§ **Provided material**:
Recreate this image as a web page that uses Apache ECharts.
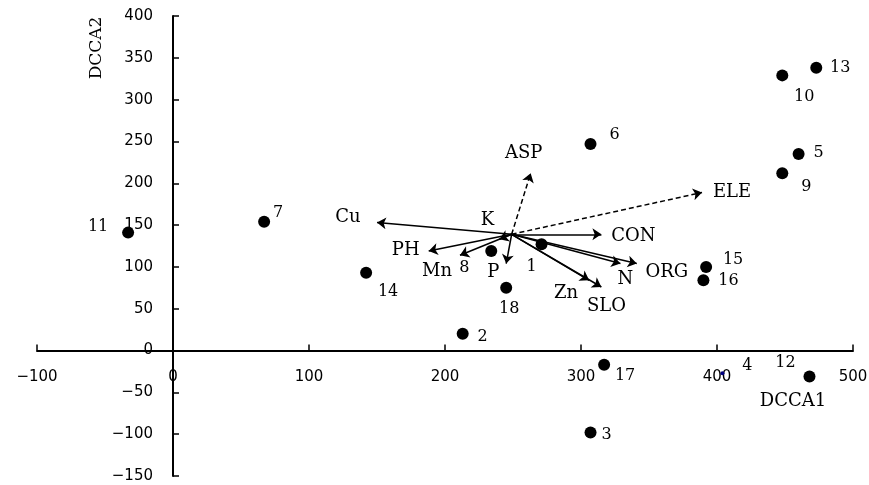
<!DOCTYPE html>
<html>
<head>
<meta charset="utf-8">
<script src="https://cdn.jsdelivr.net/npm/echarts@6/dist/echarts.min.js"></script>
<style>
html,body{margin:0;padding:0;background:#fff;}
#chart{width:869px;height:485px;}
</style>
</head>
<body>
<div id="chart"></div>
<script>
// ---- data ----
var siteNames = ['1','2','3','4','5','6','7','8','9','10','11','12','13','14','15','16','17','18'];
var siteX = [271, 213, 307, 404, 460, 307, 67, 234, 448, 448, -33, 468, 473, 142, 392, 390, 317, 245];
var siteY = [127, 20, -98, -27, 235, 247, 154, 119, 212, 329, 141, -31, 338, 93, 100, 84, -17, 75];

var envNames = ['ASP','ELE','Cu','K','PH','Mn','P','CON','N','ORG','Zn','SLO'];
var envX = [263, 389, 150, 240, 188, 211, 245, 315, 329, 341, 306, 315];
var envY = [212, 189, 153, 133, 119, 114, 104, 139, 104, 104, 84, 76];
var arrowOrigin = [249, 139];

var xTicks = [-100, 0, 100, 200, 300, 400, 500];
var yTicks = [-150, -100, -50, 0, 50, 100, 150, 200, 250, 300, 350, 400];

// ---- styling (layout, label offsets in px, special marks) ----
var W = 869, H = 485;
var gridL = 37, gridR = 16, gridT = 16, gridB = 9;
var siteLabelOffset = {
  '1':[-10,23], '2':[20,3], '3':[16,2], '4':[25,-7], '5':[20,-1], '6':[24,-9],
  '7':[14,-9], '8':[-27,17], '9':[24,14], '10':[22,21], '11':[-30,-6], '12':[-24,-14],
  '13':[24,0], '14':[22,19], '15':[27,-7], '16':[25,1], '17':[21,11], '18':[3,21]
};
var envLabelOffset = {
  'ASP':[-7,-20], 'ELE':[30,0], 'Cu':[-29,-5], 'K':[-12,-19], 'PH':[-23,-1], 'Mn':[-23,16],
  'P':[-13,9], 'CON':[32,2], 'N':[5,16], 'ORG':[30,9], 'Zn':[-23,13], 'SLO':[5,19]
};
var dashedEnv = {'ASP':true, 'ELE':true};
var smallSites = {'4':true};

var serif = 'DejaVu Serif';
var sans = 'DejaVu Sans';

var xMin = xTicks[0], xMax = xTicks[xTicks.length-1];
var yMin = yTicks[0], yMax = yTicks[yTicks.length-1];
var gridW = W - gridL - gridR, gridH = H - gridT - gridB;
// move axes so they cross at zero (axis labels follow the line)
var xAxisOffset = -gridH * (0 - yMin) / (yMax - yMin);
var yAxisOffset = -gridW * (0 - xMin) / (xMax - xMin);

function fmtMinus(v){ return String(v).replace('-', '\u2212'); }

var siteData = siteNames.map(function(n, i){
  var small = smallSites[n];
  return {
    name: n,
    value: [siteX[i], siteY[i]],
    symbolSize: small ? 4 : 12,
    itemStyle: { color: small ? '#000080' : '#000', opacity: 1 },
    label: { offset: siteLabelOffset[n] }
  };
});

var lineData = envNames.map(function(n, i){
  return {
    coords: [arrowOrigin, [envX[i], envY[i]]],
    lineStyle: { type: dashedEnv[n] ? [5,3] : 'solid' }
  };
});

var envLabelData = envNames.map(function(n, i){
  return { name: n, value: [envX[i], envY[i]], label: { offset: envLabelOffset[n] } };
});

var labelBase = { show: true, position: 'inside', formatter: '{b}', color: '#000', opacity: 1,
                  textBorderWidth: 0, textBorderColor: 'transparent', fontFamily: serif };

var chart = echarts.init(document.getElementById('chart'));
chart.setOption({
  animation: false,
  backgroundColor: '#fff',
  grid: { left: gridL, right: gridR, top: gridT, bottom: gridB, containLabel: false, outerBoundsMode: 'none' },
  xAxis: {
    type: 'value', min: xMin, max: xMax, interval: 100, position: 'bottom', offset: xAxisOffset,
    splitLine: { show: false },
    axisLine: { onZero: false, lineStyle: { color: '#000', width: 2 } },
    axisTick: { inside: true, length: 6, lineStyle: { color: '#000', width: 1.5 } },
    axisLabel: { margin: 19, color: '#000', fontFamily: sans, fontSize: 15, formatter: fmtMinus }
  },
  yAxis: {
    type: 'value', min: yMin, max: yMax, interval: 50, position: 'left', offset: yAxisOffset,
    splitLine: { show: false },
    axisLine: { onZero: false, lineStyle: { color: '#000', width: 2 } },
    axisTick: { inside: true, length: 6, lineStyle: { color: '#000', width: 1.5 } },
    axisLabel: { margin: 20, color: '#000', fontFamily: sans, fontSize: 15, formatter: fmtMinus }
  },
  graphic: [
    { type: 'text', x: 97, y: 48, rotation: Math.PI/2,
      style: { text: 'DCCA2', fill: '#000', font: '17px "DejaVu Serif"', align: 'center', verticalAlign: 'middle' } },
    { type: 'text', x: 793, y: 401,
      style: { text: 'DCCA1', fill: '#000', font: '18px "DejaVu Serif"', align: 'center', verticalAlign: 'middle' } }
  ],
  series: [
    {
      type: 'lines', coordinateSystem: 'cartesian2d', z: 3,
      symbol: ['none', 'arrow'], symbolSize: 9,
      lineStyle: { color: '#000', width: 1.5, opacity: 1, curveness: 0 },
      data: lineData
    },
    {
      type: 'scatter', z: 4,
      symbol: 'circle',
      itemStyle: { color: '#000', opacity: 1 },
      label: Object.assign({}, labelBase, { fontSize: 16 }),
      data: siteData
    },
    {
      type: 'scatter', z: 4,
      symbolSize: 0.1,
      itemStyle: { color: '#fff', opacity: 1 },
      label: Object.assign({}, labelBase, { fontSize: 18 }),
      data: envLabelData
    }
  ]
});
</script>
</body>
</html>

§ **What this task involves**:
Retype the data above exactly; pictures are not part of the copy.

§ **Task solution**:
Recreate this image as a web page that uses Apache ECharts.
<!DOCTYPE html>
<html>
<head>
<meta charset="utf-8">
<script src="https://cdn.jsdelivr.net/npm/echarts@6/dist/echarts.min.js"></script>
<style>
html,body{margin:0;padding:0;background:#fff;}
#chart{width:869px;height:485px;}
</style>
</head>
<body>
<div id="chart"></div>
<script>
// ---- data ----
var siteNames = ['1','2','3','4','5','6','7','8','9','10','11','12','13','14','15','16','17','18'];
var siteX = [271, 213, 307, 404, 460, 307, 67, 234, 448, 448, -33, 468, 473, 142, 392, 390, 317, 245];
var siteY = [127, 20, -98, -27, 235, 247, 154, 119, 212, 329, 141, -31, 338, 93, 100, 84, -17, 75];

var envNames = ['ASP','ELE','Cu','K','PH','Mn','P','CON','N','ORG','Zn','SLO'];
var envX = [263, 389, 150, 240, 188, 211, 245, 315, 329, 341, 306, 315];
var envY = [212, 189, 153, 133, 119, 114, 104, 139, 104, 104, 84, 76];
var arrowOrigin = [249, 139];

var xTicks = [-100, 0, 100, 200, 300, 400, 500];
var yTicks = [-150, -100, -50, 0, 50, 100, 150, 200, 250, 300, 350, 400];

// ---- styling (layout, label offsets in px, special marks) ----
var W = 869, H = 485;
var gridL = 37, gridR = 16, gridT = 16, gridB = 9;
var siteLabelOffset = {
  '1':[-10,23], '2':[20,3], '3':[16,2], '4':[25,-7], '5':[20,-1], '6':[24,-9],
  '7':[14,-9], '8':[-27,17], '9':[24,14], '10':[22,21], '11':[-30,-6], '12':[-24,-14],
  '13':[24,0], '14':[22,19], '15':[27,-7], '16':[25,1], '17':[21,11], '18':[3,21]
};
var envLabelOffset = {
  'ASP':[-7,-20], 'ELE':[30,0], 'Cu':[-29,-5], 'K':[-12,-19], 'PH':[-23,-1], 'Mn':[-23,16],
  'P':[-13,9], 'CON':[32,2], 'N':[5,16], 'ORG':[30,9], 'Zn':[-23,13], 'SLO':[5,19]
};
var dashedEnv = {'ASP':true, 'ELE':true};
var smallSites = {'4':true};

var serif = 'DejaVu Serif';
var sans = 'DejaVu Sans';

var xMin = xTicks[0], xMax = xTicks[xTicks.length-1];
var yMin = yTicks[0], yMax = yTicks[yTicks.length-1];
var gridW = W - gridL - gridR, gridH = H - gridT - gridB;
// move axes so they cross at zero (axis labels follow the line)
var xAxisOffset = -gridH * (0 - yMin) / (yMax - yMin);
var yAxisOffset = -gridW * (0 - xMin) / (xMax - xMin);

function fmtMinus(v){ return String(v).replace('-', '\u2212'); }

var siteData = siteNames.map(function(n, i){
  var small = smallSites[n];
  return {
    name: n,
    value: [siteX[i], siteY[i]],
    symbolSize: small ? 4 : 12,
    itemStyle: { color: small ? '#000080' : '#000', opacity: 1 },
    label: { offset: siteLabelOffset[n] }
  };
});

var lineData = envNames.map(function(n, i){
  return {
    coords: [arrowOrigin, [envX[i], envY[i]]],
    lineStyle: { type: dashedEnv[n] ? [5,3] : 'solid' }
  };
});

var envLabelData = envNames.map(function(n, i){
  return { name: n, value: [envX[i], envY[i]], label: { offset: envLabelOffset[n] } };
});

var labelBase = { show: true, position: 'inside', formatter: '{b}', color: '#000', opacity: 1,
                  textBorderWidth: 0, textBorderColor: 'transparent', fontFamily: serif };

var chart = echarts.init(document.getElementById('chart'));
chart.setOption({
  animation: false,
  backgroundColor: '#fff',
  grid: { left: gridL, right: gridR, top: gridT, bottom: gridB, containLabel: false, outerBoundsMode: 'none' },
  xAxis: {
    type: 'value', min: xMin, max: xMax, interval: 100, position: 'bottom', offset: xAxisOffset,
    splitLine: { show: false },
    axisLine: { onZero: false, lineStyle: { color: '#000', width: 2 } },
    axisTick: { inside: true, length: 6, lineStyle: { color: '#000', width: 1.5 } },
    axisLabel: { margin: 19, color: '#000', fontFamily: sans, fontSize: 15, formatter: fmtMinus }
  },
  yAxis: {
    type: 'value', min: yMin, max: yMax, interval: 50, position: 'left', offset: yAxisOffset,
    splitLine: { show: false },
    axisLine: { onZero: false, lineStyle: { color: '#000', width: 2 } },
    axisTick: { inside: true, length: 6, lineStyle: { color: '#000', width: 1.5 } },
    axisLabel: { margin: 20, color: '#000', fontFamily: sans, fontSize: 15, formatter: fmtMinus }
  },
  graphic: [
    { type: 'text', x: 97, y: 48, rotation: Math.PI/2,
      style: { text: 'DCCA2', fill: '#000', font: '17px "DejaVu Serif"', align: 'center', verticalAlign: 'middle' } },
    { type: 'text', x: 793, y: 401,
      style: { text: 'DCCA1', fill: '#000', font: '18px "DejaVu Serif"', align: 'center', verticalAlign: 'middle' } }
  ],
  series: [
    {
      type: 'lines', coordinateSystem: 'cartesian2d', z: 3,
      symbol: ['none', 'arrow'], symbolSize: 9,
      lineStyle: { color: '#000', width: 1.5, opacity: 1, curveness: 0 },
      data: lineData
    },
    {
      type: 'scatter', z: 4,
      symbol: 'circle',
      itemStyle: { color: '#000', opacity: 1 },
      label: Object.assign({}, labelBase, { fontSize: 16 }),
      data: siteData
    },
    {
      type: 'scatter', z: 4,
      symbolSize: 0.1,
      itemStyle: { color: '#fff', opacity: 1 },
      label: Object.assign({}, labelBase, { fontSize: 18 }),
      data: envLabelData
    }
  ]
});
</script>
</body>
</html>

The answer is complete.